To tell the truth the place I started was to sit in a very large Barnes and Noble bookstore looking through every book I could find on Art Nouveau and Art Deco book they had. That was really my original intention. I really like the radio and the cabinet in the next picture but once I tried to think as an audio designer the problems crop up with not disturbing the sound with something like the bars across the front of the speaker. For some reason I was drawn to an early 1934 Ford grill on a hot rod, but again the shape was very nice but the reality of that grill in front of a speaker became a problem and it turned into the now disgraced wire-form I came up with as a compromise for acoustic reasons. That is where the basic shape of the enclosure came from, it was my juxtaposition of an early hot rod design into a speaker enclosure that worked with my idea of a narrow elliptical speaker design, that was not an accident.

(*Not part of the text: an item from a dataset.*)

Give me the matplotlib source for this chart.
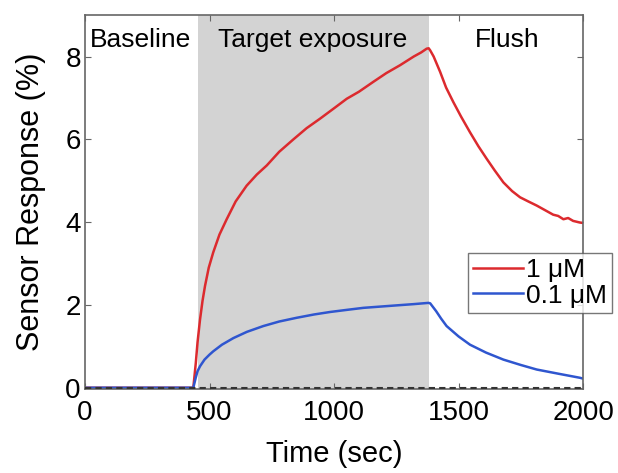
import matplotlib.pyplot as plt
import numpy as np

plt.rcParams['font.family'] = ['Liberation Sans', 'DejaVu Sans']

# phases (sec)
baseline_end = 455
exposure_end = 1380

# 1 uM trace
t_red = [0, 100, 200, 300, 400, 435, 445, 452, 462, 472, 482, 497, 515, 540,
         569, 605, 649, 690, 730, 780, 837, 890, 944, 1000, 1051, 1100, 1158,
         1210, 1265, 1320, 1350, 1372, 1380, 1386, 1400, 1426, 1450, 1479,
         1510, 1546, 1580, 1613, 1645, 1680, 1715, 1747, 1780, 1814, 1850,
         1880, 1900, 1921, 1940, 1960, 1988, 2000]
v_red = [0, 0, 0, 0, 0, 0, 0.6, 1.1, 1.65, 2.1, 2.46, 2.9, 3.27, 3.7,
         4.07, 4.5, 4.88, 5.15, 5.37, 5.7, 6.0, 6.27, 6.5, 6.75, 6.98, 7.15,
         7.39, 7.6, 7.79, 8.0, 8.1, 8.19, 8.2, 8.15, 8.0, 7.63, 7.25, 6.9,
         6.55, 6.17, 5.83, 5.53, 5.25, 4.96, 4.75, 4.6, 4.5, 4.4, 4.28,
         4.18, 4.15, 4.07, 4.1, 4.03, 3.99, 3.98]

# 0.1 uM trace
t_blue = [0, 100, 200, 300, 400, 435, 445, 452, 462, 480, 500, 515, 550, 596,
          650, 716, 780, 850, 920, 984, 1050, 1118, 1185, 1252, 1320, 1379,
          1386, 1410, 1430, 1452, 1500, 1546, 1610, 1680, 1750, 1814, 1900,
          1988, 2000]
v_blue = [0, 0, 0, 0, 0, 0, 0.25, 0.4, 0.52, 0.68, 0.8, 0.88, 1.04, 1.2,
          1.35, 1.49, 1.6, 1.69, 1.77, 1.83, 1.88, 1.93, 1.96, 1.99, 2.02, 2.05,
          2.04, 1.85, 1.67, 1.49, 1.24, 1.04, 0.85, 0.68, 0.55, 0.44, 0.34,
          0.24, 0.22]

fig = plt.figure(figsize=(6.18, 4.73), dpi=100)
ax = fig.add_axes([0.1375, 0.1776, 0.806, 0.7904])

ax.axvspan(baseline_end, exposure_end, color='#d3d3d3', lw=0, zorder=0)
ax.axhline(0, color='#333333', lw=1.5, ls=(0, (3, 2)), zorder=3)

ax.plot(t_red, v_red, color='#dc2a2e', lw=1.8, label='1 μM', zorder=2)
ax.plot(t_blue, v_blue, color='#2f56cf', lw=1.8, label='0.1 μM', zorder=2)

ax.text(222, 8.4, 'Baseline', ha='center', va='center', fontsize=19)
ax.text(915, 8.4, 'Target exposure', ha='center', va='center', fontsize=19)
ax.text(1695, 8.4, 'Flush', ha='center', va='center', fontsize=19)

ax.set_xlim(0, 2000)
ax.set_ylim(-0.03, 9)
ax.set_xticks([0, 500, 1000, 1500, 2000])
ax.set_yticks([0, 2, 4, 6, 8])
ax.tick_params(direction='in', top=True, right=True, labelsize=20,
               length=4, color='#666666')
ax.tick_params(axis='x', pad=8)
ax.tick_params(axis='y', pad=3)
for s in ax.spines.values():
    s.set_color('#666666')
    s.set_linewidth(1.2)

ax.set_xlabel('Time (sec)', fontsize=21, labelpad=10)
ax.set_ylabel('Sensor Response (%)', fontsize=22, labelpad=14)

leg = ax.legend(loc='upper right', bbox_to_anchor=(0.99, 0.465),
                bbox_transform=fig.transFigure, fontsize=19, frameon=True,
                fancybox=False, handlelength=1.9, handletextpad=0.1,
                borderpad=0.2, labelspacing=0.05, borderaxespad=0)
leg.get_frame().set_edgecolor('#555555')
leg.get_frame().set_linewidth(1.0)

fig.savefig('out.png', dpi=100)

So that is how this all started and where it has ended up at the moment. I need to go back and see how I can create that feel of the Art Deco feel while also being aware of the acoustical properties. It is not an easy design conundrum, a narrow baffle brings it own issues, just as a wider baffle does with baffle step between a cone and dome tweeter. There are no easy answers of perfect solutions.
 
Philosophil.
To tell the truth the place I started was to sit in a very large Barnes and Noble bookstore looking through every book I could find on Art Nouveau and Art Deco book they had. That was really my original intention. I really like the radio and the cabinet in the next picture but once I tried to think as an audio designer the problems crop up with not disturbing the sound with something like the bars across the front of the speaker. For some reason I was drawn to an early 1934 Ford grill on a hot rod, but again the shape was very nice but the reality of that grill in front of a speaker became a problem and it turned into the now disgraced wire-form I came up with as a compromise for acoustic reasons. That is where the basic shape of the enclosure came from, it was my juxtaposition of an early hot rod design into a speaker enclosure that worked with my idea of a narrow elliptical speaker design, that was not an accident. So that is how this all started and where it has ended up at the moment. I need to go back and see how I can create that feel of the Art Deco feel while also being aware of the acoustical properties. It is not an easy design conundrum, a narrow baffle brings it own issues, just as a wider baffle does with baffle step between a cone and dome tweeter. There are no easy answers of perfect solutions.
How about a grill cloth that is set out from the baffle a little, curving around the baffle and along the front side of the speaker, with an art deco design built or woven into the cloth?